TCS applies in different situations such as:
- Sale of specified goods (e.g., alcohol, minerals, scrap, tendu leaves, timber, jewellery/bullion above thresholds, motor vehicles above thresholds) under Section 206C(1) and its sub‑sections.
- Transactions involving foreign remittances under the Liberalised Remittance Scheme (LRS). Starting FY 2025‑26 certain thresholds and rates apply.
- Sale of goods exceeding certain turnover thresholds (for example earlier provisions under Section 206C(1H) for sale of goods above ₹50 lakhs when seller’s turnover exceeds threshold).
- E‑commerce operator collects TCS under GST regime (distinct from Income Tax TCS).
Who Collects and Who Pays?
Role
Description
Collector (Seller)
The person required to collect TCS from the buyer – may be a company, partnership firm, individual if audit required under Section 44AB etc.
Buyer (Payee)
The person who purchases the specified goods/transactions and pays price + TCS to the collector. Certain buyers may be exempt.
Rates, Due Dates & Deposit Rules
Typical Rates
Rates vary depending on the goods/transactions. Some examples:
- Sale of motor vehicle exceeding ₹10 lakhs: TCS @ 1%.
- Foreign remittances under LRS: above ₹10 lakh threshold, 5% for certain purposes and 20% for other purposes (effective from AY 2026‑27)
- Sale of specified goods like scrap, minerals, tendu leaves etc: 1%, 2.5%, 5% depending on category.
Due Dates & Deposit
- TCS collected must be deposited by the seller with the government. Typically, for most collection the deposit is required within 7 days of the end of the month in which tax collection took place.
- Quarterly return‑filing (Form 27EQ) is required.

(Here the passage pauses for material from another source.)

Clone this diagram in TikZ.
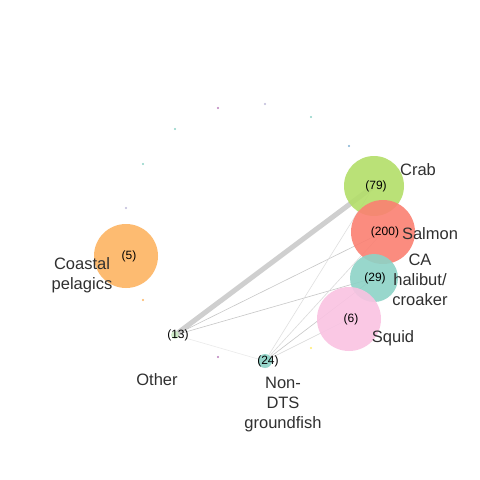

Example due dates: Q1 (April‑June) – 15th July; Q2 – 15th Oct; Q3 – 15th Jan; Q4 – 15th May of next year.
- Certificate to buyer (Form 27D) must be issued within 15 days of return filing.
Quarter
Period
Due Date for Return
Q1
1 Apr – 30 Jun
15 Jul
Q2
1 Jul – 30 Sep
15 Oct
Q3
1 Oct – 31 Dec
15 Jan
Q4
1 Jan – 31 Mar
15 May (of next FY)
Penalties & Interest for Non‑Compliance
Non‑compliance with TCS obligations can lead to interest, fees and penalties:
- Late filing of TCS return: Fee under Section 234E – ₹200 per day of delay till return filed; maximum up to the amount of TCS.

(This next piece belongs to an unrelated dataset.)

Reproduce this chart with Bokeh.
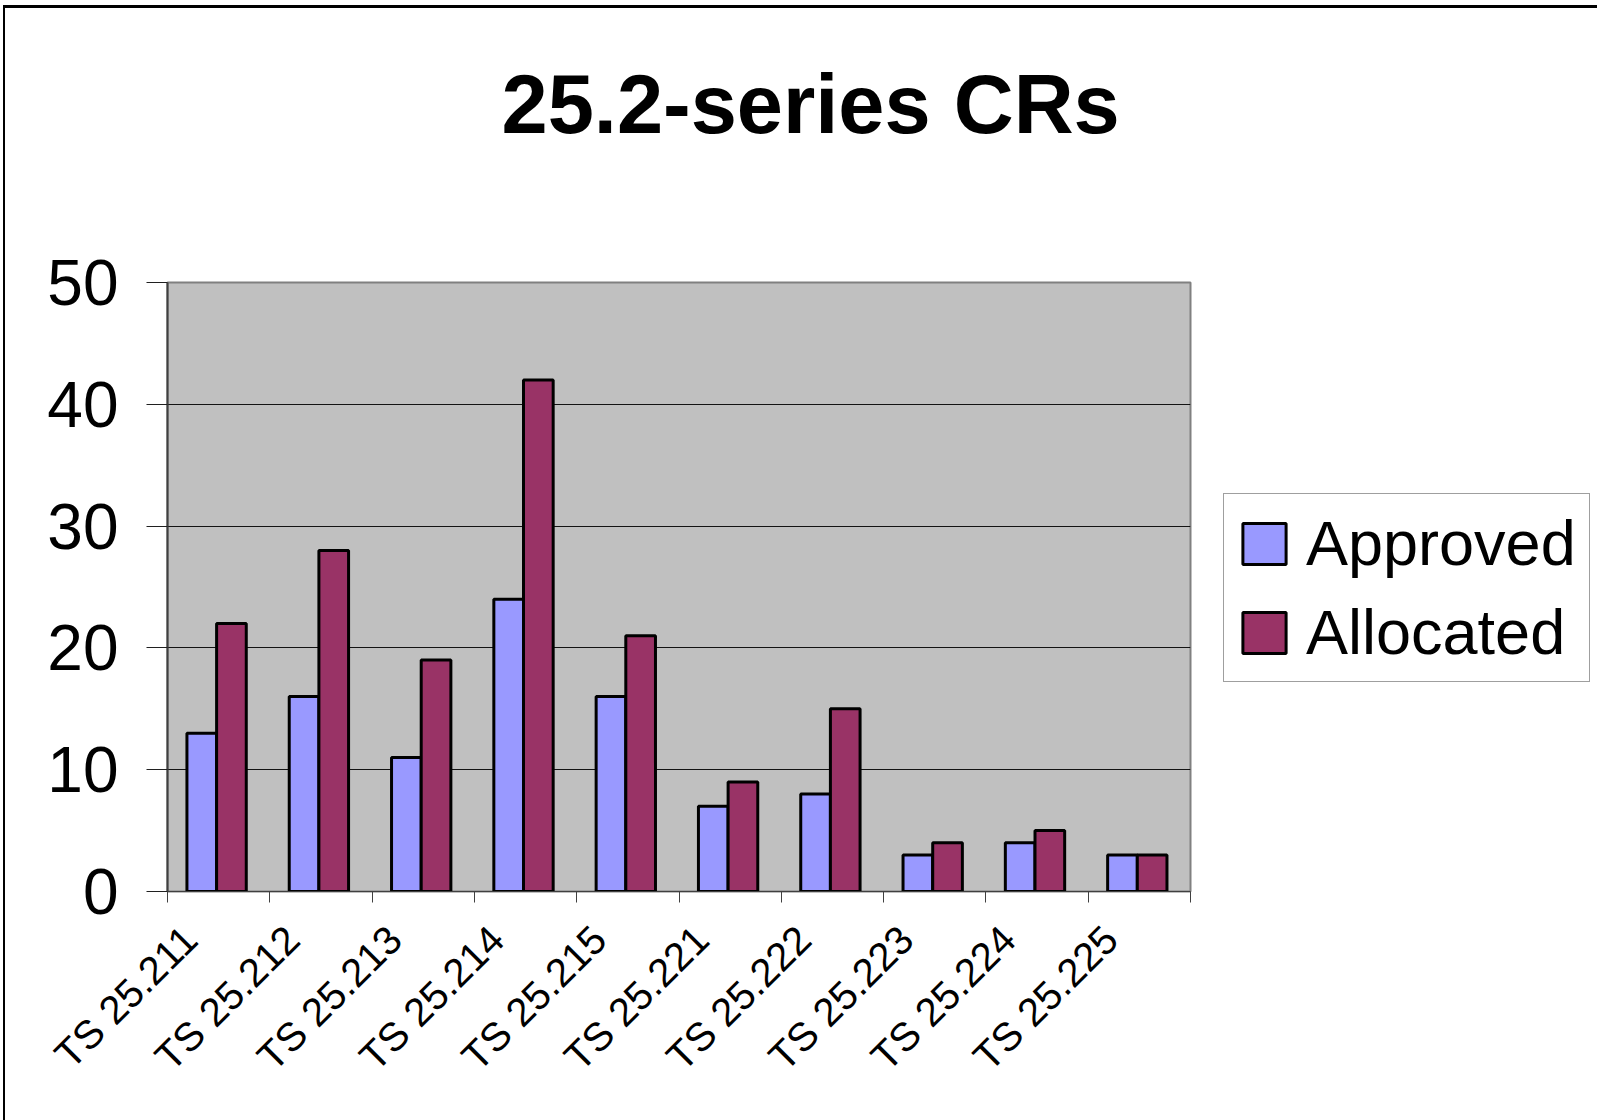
import math
from bokeh.plotting import figure
from bokeh.models import (ColumnDataSource, FixedTicker, Legend, LegendItem, Range1d)
from bokeh.embed import file_html
from bokeh.resources import INLINE

categories = ["TS 25.211", "TS 25.212", "TS 25.213", "TS 25.214", "TS 25.215",
              "TS 25.221", "TS 25.222", "TS 25.223", "TS 25.224", "TS 25.225"]
approved = [13, 16, 11, 24, 16, 7, 8, 3, 4, 3]
allocated = [22, 28, 19, 42, 21, 9, 15, 4, 5, 3]
y_ticks = [0, 10, 20, 30, 40, 50]
title_text = "25.2-series CRs"
series_names = ["Approved", "Allocated"]
colors = ["#9999FF", "#993366"]

FL, FT = 167, 282
FW, FH = 1023, 609
H = 1120

centers = [i + 0.5 for i in range(len(categories))]
bw = 0.29
src = ColumnDataSource(dict(
    xa=[c - bw / 2 - 0.02 for c in centers],
    xb=[c + bw / 2 - 0.02 for c in centers],
    approved=approved, allocated=allocated))

p = figure(frame_width=FW, frame_height=FH, output_backend="svg", toolbar_location=None,
           x_range=Range1d(0, len(categories)), y_range=Range1d(0, 50),
           min_border_left=FL, min_border_right=0,
           min_border_top=FT, min_border_bottom=H - FT - FH)
p.background_fill_color = "#C0C0C0"
p.border_fill_color = "white"
p.outline_line_color = "#808080"
p.outline_line_width = 2
p.stylesheets = [":host::after { content: ''; position: absolute; left: 3px; top: 5px; "
                 "width: 3000px; height: 3000px; border-left: 2px solid black; "
                 "border-top: 3px solid black; pointer-events: none; }"]

r1 = p.vbar(x="xa", top="approved", width=bw, source=src, fill_color=colors[0],
            line_color="black", line_width=3)
r2 = p.vbar(x="xb", top="allocated", width=bw, source=src, fill_color=colors[1],
            line_color="black", line_width=3)

# x axis: labels near category centres, ticks at category boundaries
lab_pos = [c - 0.28 for c in centers]
xa = p.xaxis[0]
xa.ticker = FixedTicker(ticks=lab_pos, minor_ticks=list(range(len(categories) + 1)))
xa.major_label_overrides = {c: n for c, n in zip(lab_pos, categories)}
xa.major_label_orientation = math.pi / 4
xa.major_tick_out = 0
xa.major_tick_in = 0
xa.minor_tick_out = 11
xa.minor_tick_in = 0
xa.minor_tick_line_color = "#404040"
xa.axis_line_color = "#404040"
xa.major_label_text_font = "Liberation Sans"
xa.major_label_text_font_size = "40px"
xa.major_label_text_color = "black"
xa.major_label_standoff = 30

ya = p.yaxis[0]
ya.ticker = FixedTicker(ticks=y_ticks)
ya.major_tick_out = 21
ya.major_tick_in = 0
ya.minor_tick_out = 0
ya.minor_tick_in = 0
ya.major_tick_line_color = "#202020"
ya.axis_line_color = "#404040"
ya.axis_line_width = 2
ya.major_label_text_font = "Liberation Sans"
ya.major_label_text_font_size = "64px"
ya.major_label_text_color = "black"
ya.major_label_standoff = 28

p.xgrid.grid_line_color = None
p.ygrid.grid_line_color = "black"
p.ygrid.grid_line_width = 1
p.ygrid.grid_line_alpha = 0.9

# title
p.title.text = title_text
p.title.text_font = "Liberation Sans"
p.title.text_font_style = "bold"
p.title.text_font_size = "83px"
p.title.text_color = "black"
p.title.align = "left"
p.title.offset = 334
p.title.vertical_align = "bottom"
p.title.standoff = 0
p.title.padding = dict(top=0, right=0, bottom=132, left=0)

legend = Legend(items=[LegendItem(label=series_names[0], renderers=[r1]),
                       LegendItem(label=series_names[1], renderers=[r2])],
                location=(33, 209), orientation="vertical")
legend.label_text_font = "Liberation Sans"
legend.label_text_font_size = "63px"
legend.label_text_color = "black"
legend.glyph_width = 54
legend.glyph_height = 51
legend.label_standoff = 15
legend.padding = 13
legend.spacing = 17
legend.margin = 0
legend.border_line_color = "#404040"
legend.border_line_width = 1
legend.background_fill_color = "white"
legend.background_fill_alpha = 1
p.add_layout(legend, "right")

open("out.html", "w").write(file_html(p, INLINE))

- Failure to collect TCS: Penalty may include an amount equal to TCS not collected.
- Failure to deposit TCS: Interest at 1% per month or part of month from the date it was collectible/collected to date of deposit.
- Incorrect information in TCS return: Penalty under Section 271H – minimum ₹10,000 up to ₹1,00,000.
- In certain cases, prosecution was applicable (such as Section 276BB) but recent amendments (Budget 2025) have relaxed some provisions if deposit is made by due date of return.
Exemptions & Reliefs
Certain exemptions or reduced rates exist under TCS provisions:
- Buyers who furnish declaration in Form 27C stating goods are for non‑trading purposes (manufacture/production) may claim exemption from TCS.
- Buyers may apply to AO for lower rate of TCS via Form 13.
- Certain transactions such as remittances for education/medical purposes may get lower or nil TCS up to threshold (₹10 lakh).
- Sales to Central Government, State Government, Embassies, High Commissions etc may be exempt in certain categories.
Key Differences: TCS vs TDS
Feature
TCS (Tax Collected at Source)
TDS (Tax Deducted at Source)
Collector
Seller / Person selling specified goods
Payer / Person making payment
Point of tax collection
At sale of goods/transaction
At time of payment of income, fees etc
Governing section
Section 206C
Various (e.g., 192, 194C, 194J etc)
Buyer’s credit
Buyer can claim credit via ITR
Deductee gets credit in ITR
Typical transactions
Sale of goods or remittance
Salary, interest, rent, contractor etc
Conclusion
Tax Collected at Source is a strategic tool in India’s tax system designed to ensure the collection and tracking of tax‑relevant transactions at the earliest point. For sellers, it means the obligation to collect tax, deposit it, file returns and issue certificates. For buyers, it means paying the extra tax and subsequently claiming credit. Making sure your transactions fall under or outside TCS‑scope, abiding by the deposit and return deadlines, and claiming appropriate exemptions will keep you compliant and reduce risk of penalties. If you’re involved in high‑value sales, foreign remittances or the supply of specified goods, make it a priority to understand and implement TCS correctly.